• WHAT YOU HAVE TO DO: From the entries below, list each line with "that".

• RECORDS SHOWN:
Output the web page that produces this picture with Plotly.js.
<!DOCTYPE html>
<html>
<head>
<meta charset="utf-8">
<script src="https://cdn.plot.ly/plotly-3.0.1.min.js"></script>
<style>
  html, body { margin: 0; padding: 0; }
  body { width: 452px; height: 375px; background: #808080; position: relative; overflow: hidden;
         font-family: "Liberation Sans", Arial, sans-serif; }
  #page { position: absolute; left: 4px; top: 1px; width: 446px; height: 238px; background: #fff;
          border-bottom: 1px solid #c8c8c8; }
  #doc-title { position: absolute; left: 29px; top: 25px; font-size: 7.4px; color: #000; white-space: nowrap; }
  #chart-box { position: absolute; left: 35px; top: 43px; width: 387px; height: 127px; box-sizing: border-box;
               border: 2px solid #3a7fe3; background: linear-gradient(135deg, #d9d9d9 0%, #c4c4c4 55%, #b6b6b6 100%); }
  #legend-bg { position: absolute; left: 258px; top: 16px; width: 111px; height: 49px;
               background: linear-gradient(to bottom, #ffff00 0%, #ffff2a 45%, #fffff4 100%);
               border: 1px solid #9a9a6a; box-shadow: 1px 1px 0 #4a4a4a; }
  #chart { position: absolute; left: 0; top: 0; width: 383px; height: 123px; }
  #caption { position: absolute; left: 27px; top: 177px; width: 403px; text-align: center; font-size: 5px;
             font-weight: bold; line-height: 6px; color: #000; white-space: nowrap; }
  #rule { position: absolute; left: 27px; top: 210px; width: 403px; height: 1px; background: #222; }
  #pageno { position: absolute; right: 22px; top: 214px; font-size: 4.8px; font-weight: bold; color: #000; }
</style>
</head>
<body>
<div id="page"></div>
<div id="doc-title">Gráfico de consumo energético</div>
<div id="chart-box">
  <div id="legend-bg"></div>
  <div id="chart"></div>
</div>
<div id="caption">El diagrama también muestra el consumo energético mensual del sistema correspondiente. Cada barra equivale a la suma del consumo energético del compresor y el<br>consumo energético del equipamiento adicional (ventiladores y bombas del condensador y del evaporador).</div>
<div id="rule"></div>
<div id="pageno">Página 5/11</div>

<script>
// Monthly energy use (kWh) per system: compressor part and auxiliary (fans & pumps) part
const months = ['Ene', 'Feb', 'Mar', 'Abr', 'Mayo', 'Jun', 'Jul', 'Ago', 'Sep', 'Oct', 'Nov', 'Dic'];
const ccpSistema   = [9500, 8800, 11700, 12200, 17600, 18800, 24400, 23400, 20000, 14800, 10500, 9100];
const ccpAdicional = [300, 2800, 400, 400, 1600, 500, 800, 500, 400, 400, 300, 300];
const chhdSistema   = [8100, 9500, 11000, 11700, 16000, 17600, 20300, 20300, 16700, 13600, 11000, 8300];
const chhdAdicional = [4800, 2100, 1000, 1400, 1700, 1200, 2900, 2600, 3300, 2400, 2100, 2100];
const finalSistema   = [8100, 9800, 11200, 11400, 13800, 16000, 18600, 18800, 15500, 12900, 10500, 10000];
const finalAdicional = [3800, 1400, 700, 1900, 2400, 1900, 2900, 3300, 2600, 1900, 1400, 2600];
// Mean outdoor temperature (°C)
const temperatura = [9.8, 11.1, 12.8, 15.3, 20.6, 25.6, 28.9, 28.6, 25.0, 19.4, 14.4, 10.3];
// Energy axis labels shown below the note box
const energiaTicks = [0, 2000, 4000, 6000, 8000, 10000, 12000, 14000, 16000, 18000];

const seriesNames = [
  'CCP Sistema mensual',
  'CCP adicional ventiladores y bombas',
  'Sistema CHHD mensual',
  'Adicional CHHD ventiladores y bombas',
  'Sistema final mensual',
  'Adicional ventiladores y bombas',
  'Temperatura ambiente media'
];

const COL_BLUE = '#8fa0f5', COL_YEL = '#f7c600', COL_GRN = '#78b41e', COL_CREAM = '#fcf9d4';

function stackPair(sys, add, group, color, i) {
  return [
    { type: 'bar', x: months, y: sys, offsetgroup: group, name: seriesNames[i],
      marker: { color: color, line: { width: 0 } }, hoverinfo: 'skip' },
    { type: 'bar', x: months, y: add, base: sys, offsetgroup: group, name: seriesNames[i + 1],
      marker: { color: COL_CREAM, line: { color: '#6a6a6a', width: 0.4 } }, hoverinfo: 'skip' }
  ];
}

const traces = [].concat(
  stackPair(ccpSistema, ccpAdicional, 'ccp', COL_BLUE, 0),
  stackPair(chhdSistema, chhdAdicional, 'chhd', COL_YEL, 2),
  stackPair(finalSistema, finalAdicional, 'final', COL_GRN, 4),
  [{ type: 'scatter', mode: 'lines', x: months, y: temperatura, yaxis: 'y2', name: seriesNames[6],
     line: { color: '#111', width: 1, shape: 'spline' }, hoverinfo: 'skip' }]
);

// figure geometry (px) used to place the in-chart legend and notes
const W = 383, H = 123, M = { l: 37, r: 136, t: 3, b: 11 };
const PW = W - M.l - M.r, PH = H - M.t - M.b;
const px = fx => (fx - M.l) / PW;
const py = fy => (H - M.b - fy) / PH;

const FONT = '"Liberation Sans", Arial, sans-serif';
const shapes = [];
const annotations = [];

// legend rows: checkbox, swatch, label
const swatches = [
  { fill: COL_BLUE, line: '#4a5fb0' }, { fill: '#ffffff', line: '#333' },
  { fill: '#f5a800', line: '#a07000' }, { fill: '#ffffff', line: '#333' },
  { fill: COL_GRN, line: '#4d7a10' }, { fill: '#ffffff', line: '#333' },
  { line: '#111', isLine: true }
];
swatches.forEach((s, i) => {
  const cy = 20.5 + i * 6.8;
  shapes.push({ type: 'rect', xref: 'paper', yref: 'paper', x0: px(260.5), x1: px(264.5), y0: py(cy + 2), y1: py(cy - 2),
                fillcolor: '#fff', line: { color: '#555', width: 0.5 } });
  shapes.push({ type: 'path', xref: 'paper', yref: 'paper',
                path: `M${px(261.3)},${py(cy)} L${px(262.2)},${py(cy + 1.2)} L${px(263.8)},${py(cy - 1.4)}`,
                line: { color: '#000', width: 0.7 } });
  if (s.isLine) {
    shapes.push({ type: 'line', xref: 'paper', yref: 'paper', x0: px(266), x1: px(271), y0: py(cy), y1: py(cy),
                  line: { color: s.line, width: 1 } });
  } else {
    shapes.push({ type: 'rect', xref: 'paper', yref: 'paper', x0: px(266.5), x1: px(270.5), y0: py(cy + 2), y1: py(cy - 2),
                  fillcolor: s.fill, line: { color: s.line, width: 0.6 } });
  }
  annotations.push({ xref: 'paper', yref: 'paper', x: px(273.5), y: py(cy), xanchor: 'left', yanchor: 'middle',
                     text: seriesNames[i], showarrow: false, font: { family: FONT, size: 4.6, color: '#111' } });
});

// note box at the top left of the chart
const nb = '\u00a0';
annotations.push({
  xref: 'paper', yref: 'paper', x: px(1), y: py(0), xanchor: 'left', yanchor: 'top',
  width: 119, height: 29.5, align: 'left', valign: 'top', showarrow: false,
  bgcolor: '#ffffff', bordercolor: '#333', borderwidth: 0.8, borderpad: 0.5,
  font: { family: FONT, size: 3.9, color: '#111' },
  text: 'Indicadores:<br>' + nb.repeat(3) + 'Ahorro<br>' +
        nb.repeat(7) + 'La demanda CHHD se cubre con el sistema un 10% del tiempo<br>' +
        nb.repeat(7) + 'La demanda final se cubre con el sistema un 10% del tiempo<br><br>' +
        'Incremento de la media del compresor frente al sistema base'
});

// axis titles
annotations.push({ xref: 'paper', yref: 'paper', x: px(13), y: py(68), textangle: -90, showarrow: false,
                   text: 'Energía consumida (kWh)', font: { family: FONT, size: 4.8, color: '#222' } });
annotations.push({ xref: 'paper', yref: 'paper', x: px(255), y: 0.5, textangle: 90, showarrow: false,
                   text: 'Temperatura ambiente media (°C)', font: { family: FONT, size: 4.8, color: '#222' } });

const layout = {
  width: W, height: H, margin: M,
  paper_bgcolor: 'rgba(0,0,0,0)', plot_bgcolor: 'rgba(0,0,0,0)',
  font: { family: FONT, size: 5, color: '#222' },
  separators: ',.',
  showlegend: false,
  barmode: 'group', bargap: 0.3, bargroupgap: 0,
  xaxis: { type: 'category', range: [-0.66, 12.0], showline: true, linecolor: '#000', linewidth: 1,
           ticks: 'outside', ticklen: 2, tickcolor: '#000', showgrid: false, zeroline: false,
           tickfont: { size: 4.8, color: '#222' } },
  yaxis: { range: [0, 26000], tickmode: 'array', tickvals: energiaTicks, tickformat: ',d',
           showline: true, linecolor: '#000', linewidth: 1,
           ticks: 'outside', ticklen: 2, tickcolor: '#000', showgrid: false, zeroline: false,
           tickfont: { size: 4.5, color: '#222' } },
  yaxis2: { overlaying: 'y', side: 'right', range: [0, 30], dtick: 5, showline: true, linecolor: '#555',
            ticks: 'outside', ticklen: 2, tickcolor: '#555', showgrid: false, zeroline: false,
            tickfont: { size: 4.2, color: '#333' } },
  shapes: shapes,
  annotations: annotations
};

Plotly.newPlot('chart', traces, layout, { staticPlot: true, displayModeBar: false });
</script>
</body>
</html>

==

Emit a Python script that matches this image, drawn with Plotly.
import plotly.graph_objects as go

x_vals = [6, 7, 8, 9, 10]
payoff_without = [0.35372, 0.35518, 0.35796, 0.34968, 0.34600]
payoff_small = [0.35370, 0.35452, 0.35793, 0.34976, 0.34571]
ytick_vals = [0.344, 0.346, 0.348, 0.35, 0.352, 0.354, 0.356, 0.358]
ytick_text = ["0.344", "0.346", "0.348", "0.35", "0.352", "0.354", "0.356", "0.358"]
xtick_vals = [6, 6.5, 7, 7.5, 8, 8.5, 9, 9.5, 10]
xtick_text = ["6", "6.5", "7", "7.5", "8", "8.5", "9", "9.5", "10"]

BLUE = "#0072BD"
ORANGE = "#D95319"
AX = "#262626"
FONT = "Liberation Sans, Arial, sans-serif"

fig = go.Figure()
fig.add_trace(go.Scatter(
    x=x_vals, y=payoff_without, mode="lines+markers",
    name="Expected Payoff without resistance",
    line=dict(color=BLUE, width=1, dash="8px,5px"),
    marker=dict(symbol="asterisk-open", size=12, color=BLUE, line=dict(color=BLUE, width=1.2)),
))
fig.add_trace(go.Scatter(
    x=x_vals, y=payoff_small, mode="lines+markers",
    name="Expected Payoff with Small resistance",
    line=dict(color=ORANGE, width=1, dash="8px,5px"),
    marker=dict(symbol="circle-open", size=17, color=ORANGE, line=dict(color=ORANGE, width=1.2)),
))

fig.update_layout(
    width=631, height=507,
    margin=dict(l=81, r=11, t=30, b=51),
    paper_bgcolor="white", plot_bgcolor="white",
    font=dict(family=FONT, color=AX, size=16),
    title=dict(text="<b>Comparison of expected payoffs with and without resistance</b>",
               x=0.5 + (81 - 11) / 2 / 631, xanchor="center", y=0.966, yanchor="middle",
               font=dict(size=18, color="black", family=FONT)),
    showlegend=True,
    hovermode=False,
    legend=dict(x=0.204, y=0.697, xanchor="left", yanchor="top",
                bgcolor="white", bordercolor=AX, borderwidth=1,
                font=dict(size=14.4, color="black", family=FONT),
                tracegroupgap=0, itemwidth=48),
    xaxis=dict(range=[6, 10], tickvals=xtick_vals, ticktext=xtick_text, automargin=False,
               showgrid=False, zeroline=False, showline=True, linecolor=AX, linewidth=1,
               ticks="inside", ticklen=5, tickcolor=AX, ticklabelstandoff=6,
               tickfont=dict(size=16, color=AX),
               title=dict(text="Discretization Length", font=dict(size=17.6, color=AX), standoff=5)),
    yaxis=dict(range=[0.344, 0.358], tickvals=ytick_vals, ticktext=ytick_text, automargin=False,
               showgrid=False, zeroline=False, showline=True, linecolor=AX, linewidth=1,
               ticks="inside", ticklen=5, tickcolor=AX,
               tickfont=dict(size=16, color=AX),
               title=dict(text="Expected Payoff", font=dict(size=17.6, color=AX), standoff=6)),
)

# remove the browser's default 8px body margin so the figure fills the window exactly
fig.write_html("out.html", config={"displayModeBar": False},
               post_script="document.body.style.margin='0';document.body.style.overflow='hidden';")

---

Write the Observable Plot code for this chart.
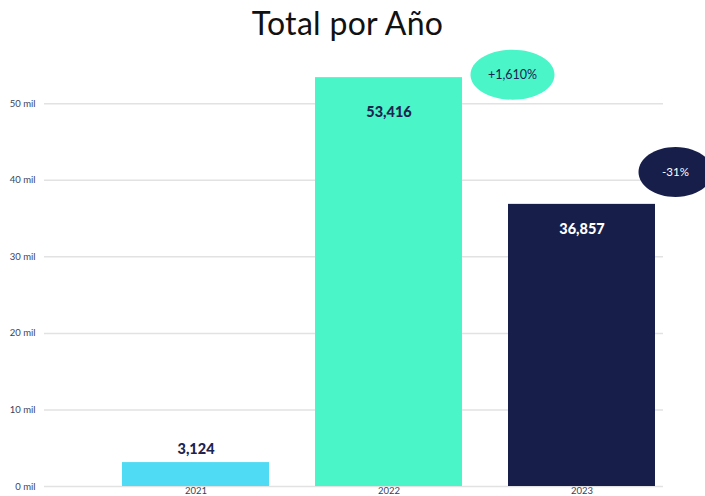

• EXERCISE SOLUTION:
Output the web page that produces this picture with Plotly.js.
Emit a Python script that matches this image, drawn with Plotly.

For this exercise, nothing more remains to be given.